[Source records]
════
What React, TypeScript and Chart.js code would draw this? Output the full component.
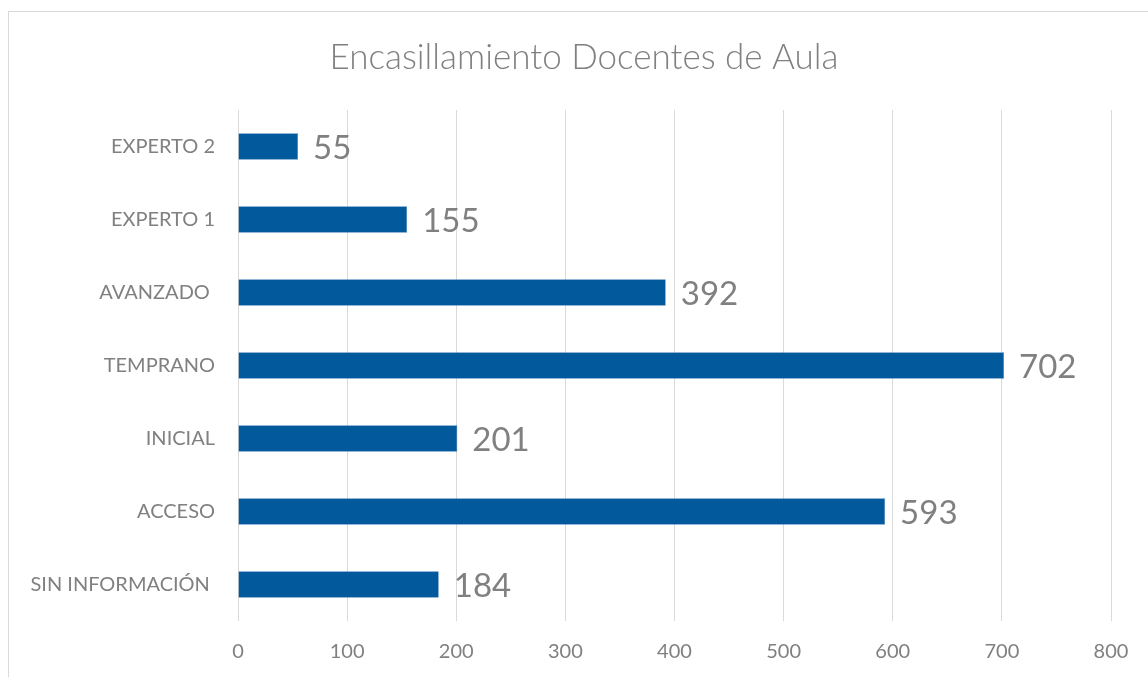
import React, { useEffect, useRef } from "react";
import { Chart, registerables } from "chart.js";

Chart.register(...registerables);

const titleText = "Encasillamiento Docentes de Aula";
const categories = [
  "EXPERTO 2",
  "EXPERTO 1",
  "AVANZADO ",
  "TEMPRANO",
  "INICIAL",
  "ACCESO",
  "SIN INFORMACIÓN ",
];
const values = [55, 155, 392, 702, 201, 593, 184];
const xMin = 0;
const xMax = 800;
const xStep = 100;

const FONT = "Lato, 'Open Sans', sans-serif";
const GRAY = "#808080";

const valueLabels = {
  id: "valueLabels",
  afterDatasetsDraw(chart: any) {
    const ctx = chart.ctx;
    const meta = chart.getDatasetMeta(0);
    ctx.save();
    ctx.font = `33px ${FONT}`;
    ctx.fillStyle = GRAY;
    ctx.textAlign = "left";
    ctx.textBaseline = "middle";
    meta.data.forEach((bar: any, i: number) => {
      ctx.fillText(String(values[i]), bar.x + 15, bar.y + 2);
    });
    ctx.restore();
  },
};

const offsetTitle = {
  id: "offsetTitle",
  afterDraw(chart: any) {
    const ctx = chart.ctx;
    ctx.save();
    ctx.font = `300 35px ${FONT}`;
    ctx.fillStyle = GRAY;
    ctx.textAlign = "center";
    ctx.textBaseline = "middle";
    ctx.fillText(titleText, chart.width / 2 + 10, 58);
    ctx.restore();
  },
};

export default function App() {
  const ref = useRef<HTMLCanvasElement | null>(null);
  useEffect(() => {
    if (!ref.current) return;
    const chart = new Chart(ref.current, {
      type: "bar",
      data: {
        labels: categories,
        datasets: [
          {
            data: values,
            backgroundColor: "#02599C",
            borderColor: "#3f7fb5",
            borderWidth: 0.6,
            barPercentage: 0.36,
            categoryPercentage: 1,
          },
        ],
      },
      options: {
        indexAxis: "y",
        animation: false,
        responsive: false,
        devicePixelRatio: 1,
        layout: { padding: { left: 0, right: 37, top: 110, bottom: 0 } },
        plugins: {
          legend: { display: false },
          tooltip: { enabled: false },
          title: { display: false },
        },
        scales: {
          x: {
            min: xMin,
            max: xMax,
            ticks: {
              stepSize: xStep,
              color: GRAY,
              font: { family: FONT, size: 20 },
              padding: 19,
            },
            grid: { color: "#d9d9d9", drawTicks: false },
            border: { display: false },
            afterFit: (s: any) => {
              s.height = 56;
            },
          },
          y: {
            ticks: {
              color: GRAY,
              font: { family: FONT, size: 20 },
              padding: 23,
            },
            grid: { display: false, drawTicks: false },
            border: { display: false },
            afterFit: (s: any) => {
              s.width = 238;
            },
          },
        },
      },
      plugins: [valueLabels, offsetTitle],
    });
    return () => chart.destroy();
  }, []);

  return (
    <div
      style={{
        position: "fixed",
        left: 0,
        top: 0,
        width: 1148,
        height: 677,
        overflow: "hidden",
        background: "#fff",
      }}
    >
      <div
        style={{
          position: "absolute",
          left: 8,
          top: 11,
          width: 1200,
          height: 700,
          border: "1px solid #d9d9d9",
        }}
      />
      <canvas
        ref={ref}
        width={1148}
        height={677}
        style={{ position: "absolute", left: 0, top: 0, width: 1148, height: 677 }}
      />
    </div>
  );
}
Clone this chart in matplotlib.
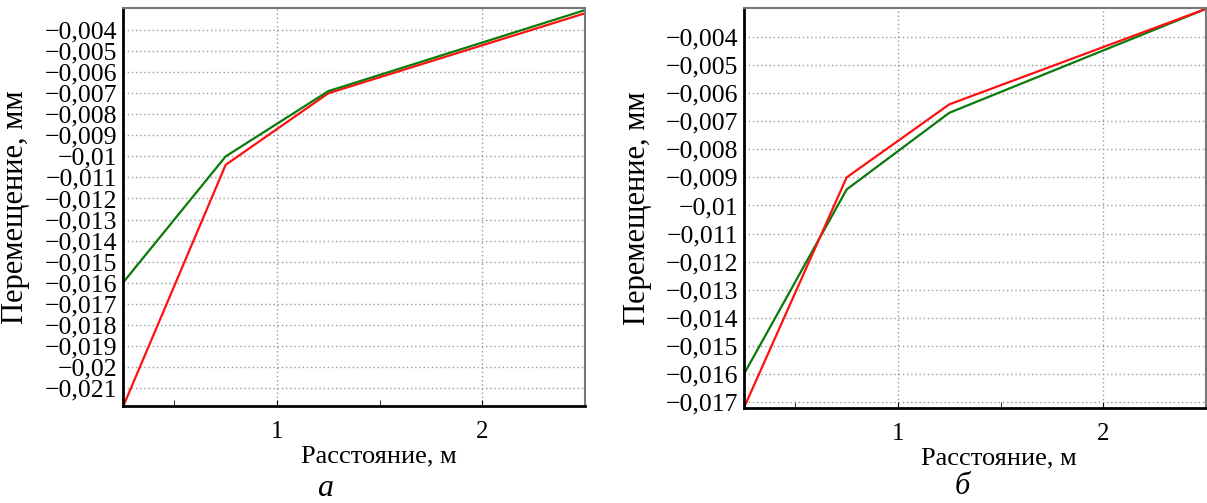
import numpy as np
import matplotlib.pyplot as plt
from matplotlib.ticker import FixedLocator, FuncFormatter

# distance along the beam, m
x_pts = [0.25, 0.75, 1.25, 2.5]

# panel a
a_red = [-0.0219, -0.0104, -0.0070, -0.0032]
a_green = [-0.0160, -0.0100, -0.0069, -0.00305]
a_yticks = [-0.004, -0.005, -0.006, -0.007, -0.008, -0.009, -0.010, -0.011, -0.012,
            -0.013, -0.014, -0.015, -0.016, -0.017, -0.018, -0.019, -0.020, -0.021]

# panel b
b_red = [-0.0172, -0.0090, -0.0064, -0.0030]
b_green = [-0.0160, -0.00943, -0.0067, -0.0030]
b_yticks = [-0.004, -0.005, -0.006, -0.007, -0.008, -0.009, -0.010, -0.011, -0.012,
            -0.013, -0.014, -0.015, -0.016, -0.017]

x_major = [1, 2]
x_minor = [0.5, 1.5]

plt.rcParams['font.family'] = ['Liberation Serif', 'DejaVu Serif']


def fmt(v, pos=None):
    s = f"{v:.3f}".rstrip('0')
    s = s.replace('.', ',').replace('-', '\u2212')
    return s


def setup(ax, yticks, ylim):
    ax.set_xlim(0.25, 2.5)
    ax.set_ylim(*ylim)
    ax.xaxis.set_major_locator(FixedLocator(x_major))
    ax.xaxis.set_minor_locator(FixedLocator(x_minor))
    ax.yaxis.set_major_locator(FixedLocator(yticks))
    ax.yaxis.set_major_formatter(FuncFormatter(fmt))
    ax.grid(True, which='major', linestyle=(0, (1, 2)), color='#999999', linewidth=1)
    ax.tick_params(axis='y', length=0, pad=4, labelsize=18.5)
    ax.tick_params(axis='x', which='both', direction='in', length=4, pad=11, labelsize=18)
    for s in ['left', 'bottom']:
        ax.spines[s].set_linewidth(2)
        ax.spines[s].set_color('black')
    for s in ['top', 'right']:
        ax.spines[s].set_linewidth(1.5)
        ax.spines[s].set_color('#777777')
    ax.set_xlabel('Расстояние, м', fontsize=19)
    ax.set_ylabel('Перемещение, мм', fontsize=22)


fig = plt.figure(figsize=(12.07, 5.03), dpi=100)

ax1 = fig.add_axes([0.1019, 0.1928, 0.3828, 0.7913])
ax1.plot(x_pts, a_red, color='#ff1010', lw=1.6)
ax1.plot(x_pts, a_green, color='#0a7a0a', lw=1.6)
setup(ax1, a_yticks, (-0.02186, -0.00295))
ax1.xaxis.set_label_coords(0.553, -0.10)
ax1.yaxis.set_label_coords(-0.201, 0.5)
fig.text(325 / 1207, 1 - 489 / 503, 'а', fontsize=23, style='italic', ha='center', va='center')

ax2 = fig.add_axes([0.6164, 0.1889, 0.3828, 0.7952])
ax2.plot(x_pts, b_green, color='#0a7a0a', lw=1.6)
ax2.plot(x_pts, b_red, color='#ff1010', lw=1.6)
setup(ax2, b_yticks, (-0.01721, -0.00297))
ax2.xaxis.set_label_coords(0.552, -0.0975)
ax2.yaxis.set_label_coords(-0.199, 0.5)
fig.text(962 / 1207, 1 - 487 / 503, 'б', fontsize=22, style='italic', ha='center', va='center')

fig.savefig('out.png', dpi=100)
════
## [Work to complete]
Quote the data above in full, leaving out the pictures it holds.

## [Written solution]
What React, TypeScript and Chart.js code would draw this? Output the full component.
import React, { useEffect, useRef } from "react";
import { Chart, registerables } from "chart.js";

Chart.register(...registerables);

const titleText = "Encasillamiento Docentes de Aula";
const categories = [
  "EXPERTO 2",
  "EXPERTO 1",
  "AVANZADO ",
  "TEMPRANO",
  "INICIAL",
  "ACCESO",
  "SIN INFORMACIÓN ",
];
const values = [55, 155, 392, 702, 201, 593, 184];
const xMin = 0;
const xMax = 800;
const xStep = 100;

const FONT = "Lato, 'Open Sans', sans-serif";
const GRAY = "#808080";

const valueLabels = {
  id: "valueLabels",
  afterDatasetsDraw(chart: any) {
    const ctx = chart.ctx;
    const meta = chart.getDatasetMeta(0);
    ctx.save();
    ctx.font = `33px ${FONT}`;
    ctx.fillStyle = GRAY;
    ctx.textAlign = "left";
    ctx.textBaseline = "middle";
    meta.data.forEach((bar: any, i: number) => {
      ctx.fillText(String(values[i]), bar.x + 15, bar.y + 2);
    });
    ctx.restore();
  },
};

const offsetTitle = {
  id: "offsetTitle",
  afterDraw(chart: any) {
    const ctx = chart.ctx;
    ctx.save();
    ctx.font = `300 35px ${FONT}`;
    ctx.fillStyle = GRAY;
    ctx.textAlign = "center";
    ctx.textBaseline = "middle";
    ctx.fillText(titleText, chart.width / 2 + 10, 58);
    ctx.restore();
  },
};

export default function App() {
  const ref = useRef<HTMLCanvasElement | null>(null);
  useEffect(() => {
    if (!ref.current) return;
    const chart = new Chart(ref.current, {
      type: "bar",
      data: {
        labels: categories,
        datasets: [
          {
            data: values,
            backgroundColor: "#02599C",
            borderColor: "#3f7fb5",
            borderWidth: 0.6,
            barPercentage: 0.36,
            categoryPercentage: 1,
          },
        ],
      },
      options: {
        indexAxis: "y",
        animation: false,
        responsive: false,
        devicePixelRatio: 1,
        layout: { padding: { left: 0, right: 37, top: 110, bottom: 0 } },
        plugins: {
          legend: { display: false },
          tooltip: { enabled: false },
          title: { display: false },
        },
        scales: {
          x: {
            min: xMin,
            max: xMax,
            ticks: {
              stepSize: xStep,
              color: GRAY,
              font: { family: FONT, size: 20 },
              padding: 19,
            },
            grid: { color: "#d9d9d9", drawTicks: false },
            border: { display: false },
            afterFit: (s: any) => {
              s.height = 56;
            },
          },
          y: {
            ticks: {
              color: GRAY,
              font: { family: FONT, size: 20 },
              padding: 23,
            },
            grid: { display: false, drawTicks: false },
            border: { display: false },
            afterFit: (s: any) => {
              s.width = 238;
            },
          },
        },
      },
      plugins: [valueLabels, offsetTitle],
    });
    return () => chart.destroy();
  }, []);

  return (
    <div
      style={{
        position: "fixed",
        left: 0,
        top: 0,
        width: 1148,
        height: 677,
        overflow: "hidden",
        background: "#fff",
      }}
    >
      <div
        style={{
          position: "absolute",
          left: 8,
          top: 11,
          width: 1200,
          height: 700,
          border: "1px solid #d9d9d9",
        }}
      />
      <canvas
        ref={ref}
        width={1148}
        height={677}
        style={{ position: "absolute", left: 0, top: 0, width: 1148, height: 677 }}
      />
    </div>
  );
}
Clone this chart in matplotlib.
import numpy as np
import matplotlib.pyplot as plt
from matplotlib.ticker import FixedLocator, FuncFormatter

# distance along the beam, m
x_pts = [0.25, 0.75, 1.25, 2.5]

# panel a
a_red = [-0.0219, -0.0104, -0.0070, -0.0032]
a_green = [-0.0160, -0.0100, -0.0069, -0.00305]
a_yticks = [-0.004, -0.005, -0.006, -0.007, -0.008, -0.009, -0.010, -0.011, -0.012,
            -0.013, -0.014, -0.015, -0.016, -0.017, -0.018, -0.019, -0.020, -0.021]

# panel b
b_red = [-0.0172, -0.0090, -0.0064, -0.0030]
b_green = [-0.0160, -0.00943, -0.0067, -0.0030]
b_yticks = [-0.004, -0.005, -0.006, -0.007, -0.008, -0.009, -0.010, -0.011, -0.012,
            -0.013, -0.014, -0.015, -0.016, -0.017]

x_major = [1, 2]
x_minor = [0.5, 1.5]

plt.rcParams['font.family'] = ['Liberation Serif', 'DejaVu Serif']


def fmt(v, pos=None):
    s = f"{v:.3f}".rstrip('0')
    s = s.replace('.', ',').replace('-', '\u2212')
    return s


def setup(ax, yticks, ylim):
    ax.set_xlim(0.25, 2.5)
    ax.set_ylim(*ylim)
    ax.xaxis.set_major_locator(FixedLocator(x_major))
    ax.xaxis.set_minor_locator(FixedLocator(x_minor))
    ax.yaxis.set_major_locator(FixedLocator(yticks))
    ax.yaxis.set_major_formatter(FuncFormatter(fmt))
    ax.grid(True, which='major', linestyle=(0, (1, 2)), color='#999999', linewidth=1)
    ax.tick_params(axis='y', length=0, pad=4, labelsize=18.5)
    ax.tick_params(axis='x', which='both', direction='in', length=4, pad=11, labelsize=18)
    for s in ['left', 'bottom']:
        ax.spines[s].set_linewidth(2)
        ax.spines[s].set_color('black')
    for s in ['top', 'right']:
        ax.spines[s].set_linewidth(1.5)
        ax.spines[s].set_color('#777777')
    ax.set_xlabel('Расстояние, м', fontsize=19)
    ax.set_ylabel('Перемещение, мм', fontsize=22)


fig = plt.figure(figsize=(12.07, 5.03), dpi=100)

ax1 = fig.add_axes([0.1019, 0.1928, 0.3828, 0.7913])
ax1.plot(x_pts, a_red, color='#ff1010', lw=1.6)
ax1.plot(x_pts, a_green, color='#0a7a0a', lw=1.6)
setup(ax1, a_yticks, (-0.02186, -0.00295))
ax1.xaxis.set_label_coords(0.553, -0.10)
ax1.yaxis.set_label_coords(-0.201, 0.5)
fig.text(325 / 1207, 1 - 489 / 503, 'а', fontsize=23, style='italic', ha='center', va='center')

ax2 = fig.add_axes([0.6164, 0.1889, 0.3828, 0.7952])
ax2.plot(x_pts, b_green, color='#0a7a0a', lw=1.6)
ax2.plot(x_pts, b_red, color='#ff1010', lw=1.6)
setup(ax2, b_yticks, (-0.01721, -0.00297))
ax2.xaxis.set_label_coords(0.552, -0.0975)
ax2.yaxis.set_label_coords(-0.199, 0.5)
fig.text(962 / 1207, 1 - 487 / 503, 'б', fontsize=22, style='italic', ha='center', va='center')

fig.savefig('out.png', dpi=100)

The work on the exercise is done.